During a speech last month, Fidelity CEO Abigail Johnson declared that she still believes in digital currencies and revealed the company’s forays into the technology. She went on to outline several hurdles that she sees the technology needing to clear before it reaches mainstream adoption, one of which she called “the policy challenge.” Johnson correctly pointed out that innovation in the space “is outpacing the regulator’s ability to keep up.”

It’s not hard to see why this technology is exciting the world of payments. Traditionally we’ve had to rely on intermediaries like PayPal to maintain a database of account balances and transactions in order to send money online. In Bitcoin that database is maintained by thousands of nodes in an open network and constantly validated by the work of countless miners. Suddenly you don’t need to trust PayPal anymore. Since there is no intermediary, Bitcoin works a lot like cash, but online.

Many applications of digital currencies like Bitcoin don’t fit into traditional legal buckets and some legal concepts may need to be rethought. If a regulator tries to apply old legal concepts to this new technology, companies that were never intended to be covered by existing laws could find themselves in a costly grey area. This undoubtedly chills innovation in the space and likely will drive it overseas.

Two decades ago, early Internet developers found themselves in a legal gray area. If old laws were strictly applied to them, they could be held responsible for the content that their users uploaded to their websites. In the 1990s, Congress passed the Communications Decency Act (CDA) and the Digital Millennium Copyright Act (DMCA). The laws protected Internet companies from liability for what their users did. Without these laws, the Internet would probably still exist today, but it would be a very different, and likely less useful, tool.

Regulators should be looking at Bitcoin in the same way. Bitcoin could become critical infrastructure that one day revolutionizes the online economy. Like the open Internet, support from government is key to fostering its growth. Fortunately, there are concrete steps that the U.S. government can take to ensure the country’s competitiveness in this booming sector.

There are three things the government can do to give Bitcoin this level of support. First, some Bitcoin businesses fall under the definition of money transmitters and rightly need to get money transmission licenses, which are handled by the states. The problem is that there are 47 different state money transmission licensing regimes and they all have their own rules. It’s a nightmare for a digital currency companies to navigate, with compliance costs easily reaching into the millions of dollars a year. If a federal alternative, like the Office of the Comptroller of the Currency’s proposed special purpose fintech charter, were adopted, then Bitcoin businesses would have a more streamlined alternative.

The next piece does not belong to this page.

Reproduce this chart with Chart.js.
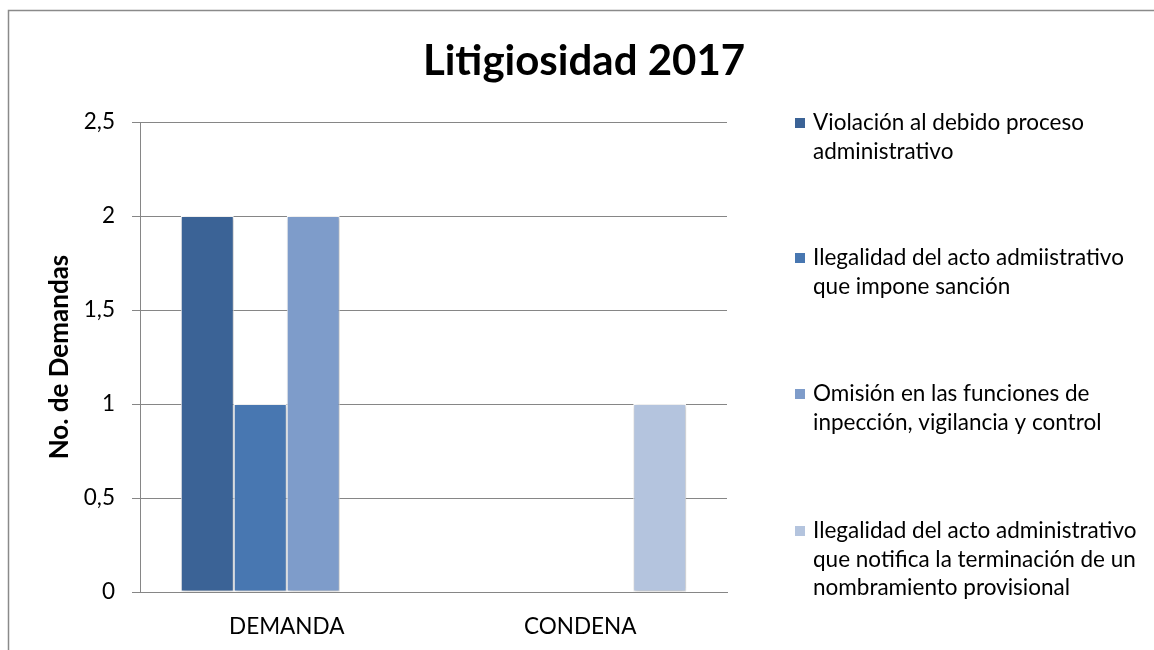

Another issue with money transmission licensing is that it shouldn’t apply to every application of Bitcoin. Some types of Bitcoin businesses never take custody of a customer’s funds, which means they can’t run away with or lose them. Those businesses should not need licenses. To protect those companies, Congress could create a federal safe harbor for non-custodial digital currency companies.

Finally, Bitcoin taxation is broken. Since it’s not technically a foreign currency, it is treated as property by the Internal Revenue Service (IRS) for tax purposes. This means a user needs to calculate capital gains tax every time they buy a cup of coffee. That’s pretty difficult to manage. If the IRS amended the tax code to treat online currencies like foreign currencies, they would become much easier to use day to day.Bitcoin and its fellow digital currencies will hit mainstream adoption based on the soundness of their technology, but there are common sense things the government can do to clear their path. Lack of understanding and ill-fitting laws should not be allowed to stand in their way.